Once the enabling conditions are in place, there is a better chance for these insurgents to surface. You need an arbiter or mediator. You don't have trust. You have to build trust, but there is so much bad blood now that you need some kind of a mechanism to get the different sides to the table and provide the conditions that are safe and trustworthy. Then they can start looking at ways forward.

Khabar Southeast Asia: What about the role of the Southern Border Provinces Administration Center (SBPAC) in all this?
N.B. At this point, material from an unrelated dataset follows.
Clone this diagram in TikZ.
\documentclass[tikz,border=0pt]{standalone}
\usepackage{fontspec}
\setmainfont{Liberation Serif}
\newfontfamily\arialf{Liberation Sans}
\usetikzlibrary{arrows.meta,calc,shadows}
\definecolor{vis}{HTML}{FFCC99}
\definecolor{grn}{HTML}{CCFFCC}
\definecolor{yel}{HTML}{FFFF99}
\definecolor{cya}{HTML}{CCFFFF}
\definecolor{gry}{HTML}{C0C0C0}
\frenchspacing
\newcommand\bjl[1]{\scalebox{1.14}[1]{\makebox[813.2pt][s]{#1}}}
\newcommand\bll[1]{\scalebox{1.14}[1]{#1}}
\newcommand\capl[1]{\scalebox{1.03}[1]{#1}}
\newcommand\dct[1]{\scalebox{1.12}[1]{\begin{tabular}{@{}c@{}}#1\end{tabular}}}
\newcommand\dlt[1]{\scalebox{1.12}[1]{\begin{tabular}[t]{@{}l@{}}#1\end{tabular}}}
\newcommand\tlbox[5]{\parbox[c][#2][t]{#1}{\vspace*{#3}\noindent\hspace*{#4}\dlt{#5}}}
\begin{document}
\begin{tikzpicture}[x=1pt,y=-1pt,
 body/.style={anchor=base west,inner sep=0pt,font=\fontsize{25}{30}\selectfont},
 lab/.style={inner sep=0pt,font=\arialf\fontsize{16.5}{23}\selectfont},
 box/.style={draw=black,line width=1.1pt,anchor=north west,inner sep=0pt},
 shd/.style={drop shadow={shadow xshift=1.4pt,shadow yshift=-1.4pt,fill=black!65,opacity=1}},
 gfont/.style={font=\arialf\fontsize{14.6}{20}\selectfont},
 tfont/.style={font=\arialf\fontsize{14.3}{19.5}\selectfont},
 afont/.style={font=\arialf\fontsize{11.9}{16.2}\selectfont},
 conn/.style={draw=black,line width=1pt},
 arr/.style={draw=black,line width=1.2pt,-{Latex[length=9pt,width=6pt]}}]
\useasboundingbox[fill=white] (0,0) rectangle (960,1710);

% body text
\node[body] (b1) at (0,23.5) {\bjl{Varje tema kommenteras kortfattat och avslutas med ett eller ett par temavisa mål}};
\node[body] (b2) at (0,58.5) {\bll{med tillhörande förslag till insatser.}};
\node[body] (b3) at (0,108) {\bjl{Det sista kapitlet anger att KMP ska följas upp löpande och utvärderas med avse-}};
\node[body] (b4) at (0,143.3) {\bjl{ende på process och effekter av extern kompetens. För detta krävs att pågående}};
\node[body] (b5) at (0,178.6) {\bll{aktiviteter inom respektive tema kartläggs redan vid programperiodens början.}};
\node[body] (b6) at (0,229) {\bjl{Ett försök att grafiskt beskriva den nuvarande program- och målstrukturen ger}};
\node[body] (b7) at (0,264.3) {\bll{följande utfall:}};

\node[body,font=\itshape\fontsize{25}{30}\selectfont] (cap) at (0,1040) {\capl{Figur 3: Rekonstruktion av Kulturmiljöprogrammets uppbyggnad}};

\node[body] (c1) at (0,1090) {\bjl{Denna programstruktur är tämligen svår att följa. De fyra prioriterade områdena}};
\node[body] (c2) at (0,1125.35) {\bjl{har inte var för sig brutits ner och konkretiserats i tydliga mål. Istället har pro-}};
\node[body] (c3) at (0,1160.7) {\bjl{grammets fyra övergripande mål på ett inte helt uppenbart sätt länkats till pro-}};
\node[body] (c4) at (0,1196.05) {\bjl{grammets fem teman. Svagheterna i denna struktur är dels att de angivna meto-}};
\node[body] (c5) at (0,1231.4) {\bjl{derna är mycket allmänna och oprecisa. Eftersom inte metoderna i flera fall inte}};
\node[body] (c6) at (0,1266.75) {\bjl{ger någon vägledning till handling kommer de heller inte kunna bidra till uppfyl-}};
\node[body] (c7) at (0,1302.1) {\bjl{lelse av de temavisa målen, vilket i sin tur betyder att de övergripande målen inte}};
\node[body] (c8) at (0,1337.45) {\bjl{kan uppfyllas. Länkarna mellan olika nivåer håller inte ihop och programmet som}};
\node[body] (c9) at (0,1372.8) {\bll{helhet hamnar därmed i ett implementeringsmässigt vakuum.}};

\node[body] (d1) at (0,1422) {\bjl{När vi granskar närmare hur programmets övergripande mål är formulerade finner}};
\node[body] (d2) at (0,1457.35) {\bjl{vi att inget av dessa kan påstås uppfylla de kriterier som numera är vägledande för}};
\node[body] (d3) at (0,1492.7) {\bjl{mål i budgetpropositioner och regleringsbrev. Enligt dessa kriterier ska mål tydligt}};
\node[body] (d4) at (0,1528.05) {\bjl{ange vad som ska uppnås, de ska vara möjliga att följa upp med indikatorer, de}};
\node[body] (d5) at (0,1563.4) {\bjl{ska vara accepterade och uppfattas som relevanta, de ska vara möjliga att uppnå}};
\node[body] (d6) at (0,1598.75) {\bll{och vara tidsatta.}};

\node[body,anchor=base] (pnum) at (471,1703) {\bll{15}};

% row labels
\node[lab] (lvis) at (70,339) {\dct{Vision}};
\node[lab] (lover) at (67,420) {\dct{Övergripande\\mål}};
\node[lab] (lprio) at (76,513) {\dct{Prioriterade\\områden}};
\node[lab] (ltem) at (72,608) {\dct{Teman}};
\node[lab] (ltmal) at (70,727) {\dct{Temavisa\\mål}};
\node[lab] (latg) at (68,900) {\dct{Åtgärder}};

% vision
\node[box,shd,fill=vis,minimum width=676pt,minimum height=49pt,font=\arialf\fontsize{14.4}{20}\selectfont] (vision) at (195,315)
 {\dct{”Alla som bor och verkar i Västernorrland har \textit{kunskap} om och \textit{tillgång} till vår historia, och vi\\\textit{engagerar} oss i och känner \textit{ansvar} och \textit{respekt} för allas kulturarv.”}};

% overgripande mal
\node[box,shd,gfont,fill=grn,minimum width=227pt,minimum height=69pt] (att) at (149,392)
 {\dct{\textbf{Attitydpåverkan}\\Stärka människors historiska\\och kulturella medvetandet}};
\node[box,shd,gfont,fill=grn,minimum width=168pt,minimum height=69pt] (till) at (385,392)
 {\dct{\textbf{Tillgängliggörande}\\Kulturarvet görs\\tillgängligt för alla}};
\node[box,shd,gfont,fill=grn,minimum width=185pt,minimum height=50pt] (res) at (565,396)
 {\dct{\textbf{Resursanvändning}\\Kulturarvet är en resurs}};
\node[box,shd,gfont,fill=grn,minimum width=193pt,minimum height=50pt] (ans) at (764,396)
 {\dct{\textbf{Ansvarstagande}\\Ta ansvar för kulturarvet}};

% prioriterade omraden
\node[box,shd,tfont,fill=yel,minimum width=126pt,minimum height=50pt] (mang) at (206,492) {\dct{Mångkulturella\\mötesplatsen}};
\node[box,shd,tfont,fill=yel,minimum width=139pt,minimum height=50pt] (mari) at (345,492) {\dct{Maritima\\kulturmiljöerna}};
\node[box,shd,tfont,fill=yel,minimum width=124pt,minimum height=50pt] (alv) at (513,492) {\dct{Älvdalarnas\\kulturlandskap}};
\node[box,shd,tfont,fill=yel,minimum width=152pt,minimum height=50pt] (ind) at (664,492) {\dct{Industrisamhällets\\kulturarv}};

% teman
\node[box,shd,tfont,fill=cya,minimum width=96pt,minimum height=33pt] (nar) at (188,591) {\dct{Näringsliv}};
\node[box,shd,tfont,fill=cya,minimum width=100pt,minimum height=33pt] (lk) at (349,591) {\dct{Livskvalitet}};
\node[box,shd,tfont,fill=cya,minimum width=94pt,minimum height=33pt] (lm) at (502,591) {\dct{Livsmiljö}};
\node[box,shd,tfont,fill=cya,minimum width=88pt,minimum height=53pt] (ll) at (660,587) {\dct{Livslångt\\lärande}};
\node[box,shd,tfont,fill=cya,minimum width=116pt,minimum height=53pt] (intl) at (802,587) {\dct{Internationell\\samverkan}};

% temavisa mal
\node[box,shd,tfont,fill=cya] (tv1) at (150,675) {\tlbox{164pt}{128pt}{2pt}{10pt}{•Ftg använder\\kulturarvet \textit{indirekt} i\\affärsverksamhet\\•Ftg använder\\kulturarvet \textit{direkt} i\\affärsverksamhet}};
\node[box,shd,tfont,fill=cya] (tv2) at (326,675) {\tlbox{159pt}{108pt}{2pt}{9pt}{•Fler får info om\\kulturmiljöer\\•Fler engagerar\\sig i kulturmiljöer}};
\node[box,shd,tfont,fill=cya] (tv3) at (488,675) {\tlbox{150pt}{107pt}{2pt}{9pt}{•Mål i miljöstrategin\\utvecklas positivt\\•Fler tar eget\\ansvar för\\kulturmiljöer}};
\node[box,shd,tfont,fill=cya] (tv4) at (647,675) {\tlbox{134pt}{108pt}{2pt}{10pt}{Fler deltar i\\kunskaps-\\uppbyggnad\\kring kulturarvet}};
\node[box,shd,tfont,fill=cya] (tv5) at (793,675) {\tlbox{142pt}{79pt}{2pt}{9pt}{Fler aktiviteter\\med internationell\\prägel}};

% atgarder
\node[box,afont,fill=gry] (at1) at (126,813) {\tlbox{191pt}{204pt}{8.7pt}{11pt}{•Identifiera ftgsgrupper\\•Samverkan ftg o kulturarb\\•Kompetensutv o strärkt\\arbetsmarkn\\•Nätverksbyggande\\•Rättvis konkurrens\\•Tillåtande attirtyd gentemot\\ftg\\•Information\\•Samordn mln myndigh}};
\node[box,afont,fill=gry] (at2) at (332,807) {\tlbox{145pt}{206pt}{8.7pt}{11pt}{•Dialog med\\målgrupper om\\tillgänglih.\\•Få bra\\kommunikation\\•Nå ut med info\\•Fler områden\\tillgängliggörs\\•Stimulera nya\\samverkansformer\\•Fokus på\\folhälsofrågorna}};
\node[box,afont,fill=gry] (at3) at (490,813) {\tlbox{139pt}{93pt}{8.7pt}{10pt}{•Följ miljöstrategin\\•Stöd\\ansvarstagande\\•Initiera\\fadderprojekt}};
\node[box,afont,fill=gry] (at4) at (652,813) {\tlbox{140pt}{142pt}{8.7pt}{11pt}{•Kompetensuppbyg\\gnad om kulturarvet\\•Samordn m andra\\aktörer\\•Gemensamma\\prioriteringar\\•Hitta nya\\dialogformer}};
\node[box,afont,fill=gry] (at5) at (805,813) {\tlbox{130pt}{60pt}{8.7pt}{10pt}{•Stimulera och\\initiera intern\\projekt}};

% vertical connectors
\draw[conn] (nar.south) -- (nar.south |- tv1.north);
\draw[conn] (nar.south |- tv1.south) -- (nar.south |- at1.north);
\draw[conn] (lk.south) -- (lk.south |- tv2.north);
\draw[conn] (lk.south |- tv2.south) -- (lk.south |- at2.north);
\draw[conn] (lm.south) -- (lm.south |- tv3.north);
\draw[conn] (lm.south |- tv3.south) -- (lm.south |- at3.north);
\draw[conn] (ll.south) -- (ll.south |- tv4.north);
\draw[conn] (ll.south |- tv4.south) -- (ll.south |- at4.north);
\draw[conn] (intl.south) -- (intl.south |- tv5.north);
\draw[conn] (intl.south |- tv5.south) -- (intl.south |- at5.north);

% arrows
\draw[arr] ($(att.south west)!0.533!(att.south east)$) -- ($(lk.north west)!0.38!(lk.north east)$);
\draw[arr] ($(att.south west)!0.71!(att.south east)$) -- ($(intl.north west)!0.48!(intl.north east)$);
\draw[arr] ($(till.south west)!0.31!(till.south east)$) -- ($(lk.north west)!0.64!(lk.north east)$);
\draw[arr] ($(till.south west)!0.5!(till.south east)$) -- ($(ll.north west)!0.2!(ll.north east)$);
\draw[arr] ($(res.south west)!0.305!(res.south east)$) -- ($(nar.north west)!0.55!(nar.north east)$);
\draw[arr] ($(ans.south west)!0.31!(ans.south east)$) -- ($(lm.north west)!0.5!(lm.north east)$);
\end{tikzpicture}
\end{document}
Thitinan: As you know, the SBPAC was dismantled by [former Thai Prime Minister] Thaksin as part of his move to penetrate the Democrat Party's stronghold in the South, by getting his police henchmen to take over from the army -- and it boomeranged and blew up in his face. It was replaced by the Southern Border Provinces Peace-Building Command (SBPPC), but in more recent years the SBPCC has been sidelined and they have reconfigured the SBPAC.

Khabar Southeast Asia: I understand that the SBPAC recently allowed female Muslim inmates to wear the hiyap [veil] in prisons and was also pushing to establishing Muslim holidays there instead of the traditional Thai ones. Do you think changes like these would be considered drastic from the perspective of the authorities in Bangkok?
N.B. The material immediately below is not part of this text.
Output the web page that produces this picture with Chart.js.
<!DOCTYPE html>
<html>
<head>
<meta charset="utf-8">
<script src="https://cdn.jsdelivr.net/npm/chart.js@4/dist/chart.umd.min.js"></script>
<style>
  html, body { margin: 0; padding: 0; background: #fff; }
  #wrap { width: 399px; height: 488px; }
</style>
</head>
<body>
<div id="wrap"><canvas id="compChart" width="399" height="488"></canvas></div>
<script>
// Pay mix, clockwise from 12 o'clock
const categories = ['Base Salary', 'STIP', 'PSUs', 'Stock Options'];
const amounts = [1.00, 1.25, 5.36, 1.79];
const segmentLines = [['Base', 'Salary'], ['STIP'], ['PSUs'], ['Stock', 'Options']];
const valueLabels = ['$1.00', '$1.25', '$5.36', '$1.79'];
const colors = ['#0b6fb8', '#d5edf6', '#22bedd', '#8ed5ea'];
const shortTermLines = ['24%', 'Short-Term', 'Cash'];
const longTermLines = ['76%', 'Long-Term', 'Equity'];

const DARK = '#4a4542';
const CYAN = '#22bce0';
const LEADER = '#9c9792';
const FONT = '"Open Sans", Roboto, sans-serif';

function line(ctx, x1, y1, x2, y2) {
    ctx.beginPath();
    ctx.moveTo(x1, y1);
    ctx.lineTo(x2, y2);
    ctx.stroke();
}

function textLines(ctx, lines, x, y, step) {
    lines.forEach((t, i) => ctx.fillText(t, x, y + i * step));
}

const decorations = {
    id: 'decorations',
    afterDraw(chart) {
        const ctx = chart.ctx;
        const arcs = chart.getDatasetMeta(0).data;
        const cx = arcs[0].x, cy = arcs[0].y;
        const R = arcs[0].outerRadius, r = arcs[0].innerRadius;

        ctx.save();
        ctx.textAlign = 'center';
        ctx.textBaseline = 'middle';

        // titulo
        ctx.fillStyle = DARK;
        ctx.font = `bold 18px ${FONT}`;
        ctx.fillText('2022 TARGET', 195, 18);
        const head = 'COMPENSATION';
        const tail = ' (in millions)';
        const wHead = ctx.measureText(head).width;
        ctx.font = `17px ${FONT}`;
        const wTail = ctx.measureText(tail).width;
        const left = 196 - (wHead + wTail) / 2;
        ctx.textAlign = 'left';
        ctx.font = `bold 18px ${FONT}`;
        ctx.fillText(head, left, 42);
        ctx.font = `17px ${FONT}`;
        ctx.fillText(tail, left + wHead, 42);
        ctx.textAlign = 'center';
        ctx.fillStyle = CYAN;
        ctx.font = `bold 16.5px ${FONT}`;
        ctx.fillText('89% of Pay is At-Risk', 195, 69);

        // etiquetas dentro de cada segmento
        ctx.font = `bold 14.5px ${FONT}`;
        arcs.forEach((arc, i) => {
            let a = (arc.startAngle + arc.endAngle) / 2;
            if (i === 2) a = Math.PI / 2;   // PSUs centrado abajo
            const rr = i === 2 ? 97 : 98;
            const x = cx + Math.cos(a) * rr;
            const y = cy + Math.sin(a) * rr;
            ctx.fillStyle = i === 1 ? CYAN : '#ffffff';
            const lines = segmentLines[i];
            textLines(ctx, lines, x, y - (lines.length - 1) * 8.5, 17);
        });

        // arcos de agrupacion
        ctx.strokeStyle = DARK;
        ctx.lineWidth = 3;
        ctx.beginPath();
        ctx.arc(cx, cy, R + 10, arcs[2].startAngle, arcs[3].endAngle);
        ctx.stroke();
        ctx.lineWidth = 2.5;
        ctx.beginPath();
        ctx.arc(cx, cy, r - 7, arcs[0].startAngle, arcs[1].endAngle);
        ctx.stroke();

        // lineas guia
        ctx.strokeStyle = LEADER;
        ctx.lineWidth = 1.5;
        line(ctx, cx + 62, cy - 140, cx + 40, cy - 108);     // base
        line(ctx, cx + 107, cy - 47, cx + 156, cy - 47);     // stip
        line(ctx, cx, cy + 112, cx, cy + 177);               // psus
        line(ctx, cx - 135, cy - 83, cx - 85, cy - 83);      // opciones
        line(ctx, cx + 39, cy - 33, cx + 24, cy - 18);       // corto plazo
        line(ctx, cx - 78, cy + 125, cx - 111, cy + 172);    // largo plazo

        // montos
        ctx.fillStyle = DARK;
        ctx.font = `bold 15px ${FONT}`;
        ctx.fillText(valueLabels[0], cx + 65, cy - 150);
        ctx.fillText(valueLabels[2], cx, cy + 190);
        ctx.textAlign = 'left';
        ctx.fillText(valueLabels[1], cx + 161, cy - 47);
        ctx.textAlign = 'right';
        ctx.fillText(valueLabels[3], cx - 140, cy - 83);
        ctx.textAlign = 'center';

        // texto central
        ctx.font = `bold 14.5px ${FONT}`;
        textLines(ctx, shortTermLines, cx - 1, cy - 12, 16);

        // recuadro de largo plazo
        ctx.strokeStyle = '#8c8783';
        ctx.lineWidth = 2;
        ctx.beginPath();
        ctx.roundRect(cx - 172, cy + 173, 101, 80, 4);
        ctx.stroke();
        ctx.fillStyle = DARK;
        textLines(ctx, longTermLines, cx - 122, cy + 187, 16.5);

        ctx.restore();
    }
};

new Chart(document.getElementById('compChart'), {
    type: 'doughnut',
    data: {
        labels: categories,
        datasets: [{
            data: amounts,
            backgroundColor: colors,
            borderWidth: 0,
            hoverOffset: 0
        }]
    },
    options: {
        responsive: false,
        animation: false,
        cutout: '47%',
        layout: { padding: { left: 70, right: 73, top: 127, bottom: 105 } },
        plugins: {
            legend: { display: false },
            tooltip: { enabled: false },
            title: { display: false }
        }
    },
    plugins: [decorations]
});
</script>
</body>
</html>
Thitinan: There are some people there who are progressive-minded and whose mindset has changed, but there are others whose mindset have not changed -- and will not change, so there is some tension. So the people who are receptive to hiyap, use of Yawi, Muslim holidays and education by pondok [Islamic schools], and so on … [these are] people whose mindsets have become more receptive.

In the background there is a chasm between military and civilian leaders. There are different conflicts at different levels … I think part of the solution requires a civilian supremacy over the military, because the military has a vested interest -- corporate interests, budget reasons, a lot of the perks and promotions, activities -- as reasons not to completely resolve this problem.